Business

Jobs report gets curiouser and curiouser

Did someone rig the unemployment figures last Friday? Former GE head Jack Welch thinks they did, and so does Donald Trump.

A lot of other people probably share that opinion, since the big drop in the jobless rate — from 8.1 percent to 7.8 percent — this close to the election seemed awfully convenient for President Obama.

By the end of this column, you’ll have your own opinion that is based on facts rather than just gut instinct and biases. Let’s take this step by step to the thrilling end.

Each month the Labor Department does two employment reports: One surveys businesses to see how many new people they’ve hired, the other is based on contact with 60,000 households.

The households survey asks people if they are still employed, have found work in the past month or have given up looking. It assumes people are being honest in their answers — so I will, too. The surprise 7.8 percent unemployment rate is derived from that survey of 60,000 households, and that’s where the controversy erupted last week.

There are some things you need to understand up front: The Census Bureau, and not the Labor Department, conducts the household survey. So if you want to level accusations, aim them at the right federal department.

Surveys with sample sizes of 60,000 are very big and are considered very accurate. Political polling, for instance, is done with scientifically picked samples of just a couple of thousand respondents.

But even when 60,000 households are questioned, a relatively small number of responses can affect the statistics. For instance, each response in the Labor/Census jobless-rate survey represents about 2,500 Americans.

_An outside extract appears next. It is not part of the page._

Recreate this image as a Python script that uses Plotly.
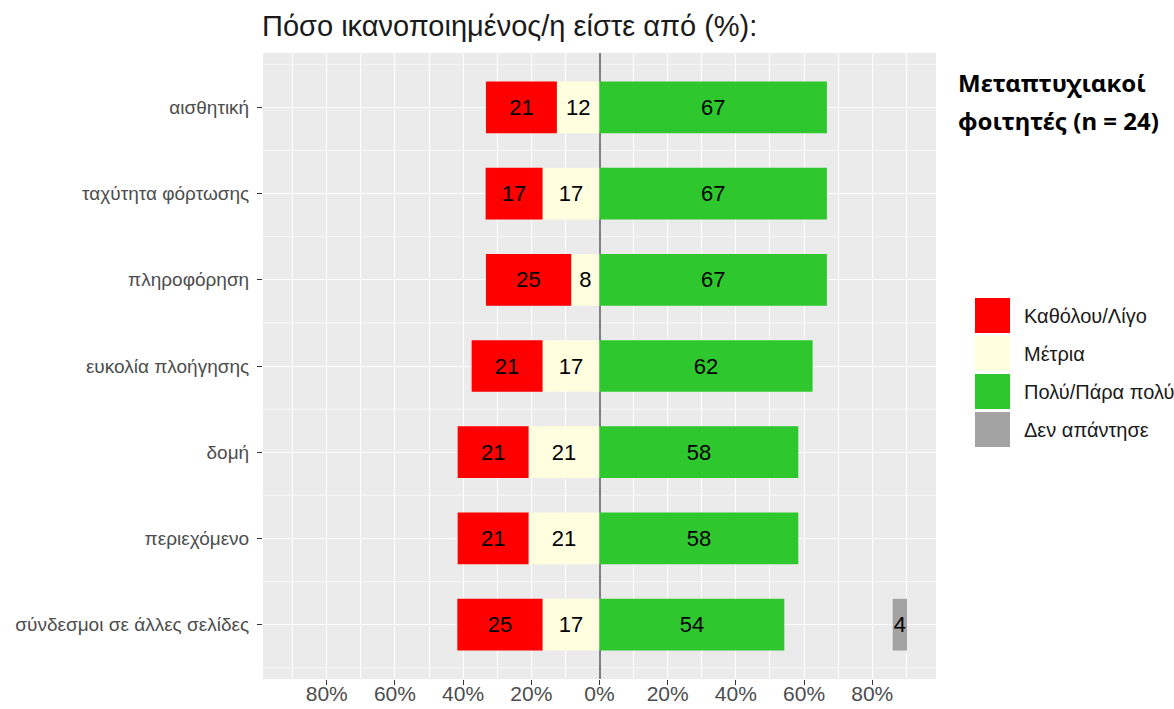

So if only an additional 60 people who were surveyed in September said they had found work, that would have caused a 0.1 percent drop in the jobless rate.

The 0.3 percent drop in the September unemployment rate that was reported Friday meant that 180 additional people said they had found some kind of paid employment.

In other words, small numbers of people can change the perception of the job market. Some think they can even change the outcome of a presidential election.

Where did the Census Bureau get these extra 180 people who found work? Probably among 20- to 24-year-olds. In fact, the acting head of the Bureau of Labor Statistics found this so odd that he put a note in his report saying — without explanation — that an additional 368,000 people between those ages became employed in September.

Gee, weren’t they lucky!

All told, there was an increase of 873,000 jobs in the household report, while the survey of employers found only a 114,000 job gain. So, the contribution of people ages 20 to 24 years was significant.

The conspiracy theorists were out in force, saying that the Obama administration had changed the numbers. That’s pretty simplistic, although you’ll still be wondering about that when I’m finished.

Remember, the 368,000 gain in jobs among 20- to 24-year-olds as well as the 873,000 gain are projections based on a much smaller number of actual responses. Still, something clearly happened in the 20 to 24 age group that was extraordinary.

What do college students — usually between the ages of 20 and 24 — do at the end of the summer?

Well, this year a lot of them may have joined political campaigns — for Obama, Mitt Romney and the thousands of other candidates around the country. And if those young people were paid to work the campaign, they could have been counted as newly employed by the unemployment survey.

Remember, Census would just have to reach 180 newly employed college student/campaign workers to make up the entire 0.3 percent drop in the jobless rate. If you think the number was rigged, you might theorize that Census made more than the normal number of survey calls near college campuses.

Theory No. 2, and the one subscribed to by sources inside the Labor Department, is that there was some sort of calendar shift at the beginning of the new college semester that threw off the seasonal adjustments in the unemployment report.

The Labor Department’s computers expect certain things to happen at particular points during the year. In the case of students, the computers expect them to quit their summer jobs in August to get back to school.

If, for some reason, the students remain on their “summer” jobs into September, the seasonal adjustment programs will count them as newly employed because they aren’t expected to still be working.

There is evidence that the seasonal adjustments indeed went crazy this September. Before these adjustments, the job gain for 20- to 24-year-olds in the household survey was around 100,000 — not 368,000.

Here’s where the controversy starts: Why was there a sudden shift in the pattern of students returning to campus? Students this year should have kept their summer employment through August and quit well before the September unemployment data was compiled. The seasonal adjustment programs, in other words, shouldn’t have gone haywire.

Did someone fool with these adjustments?

I’ll leave it there. At least now, if you discuss this at the next cocktail party, you’ll have some facts to back up whichever side you take. Me? I’m not saying what I think.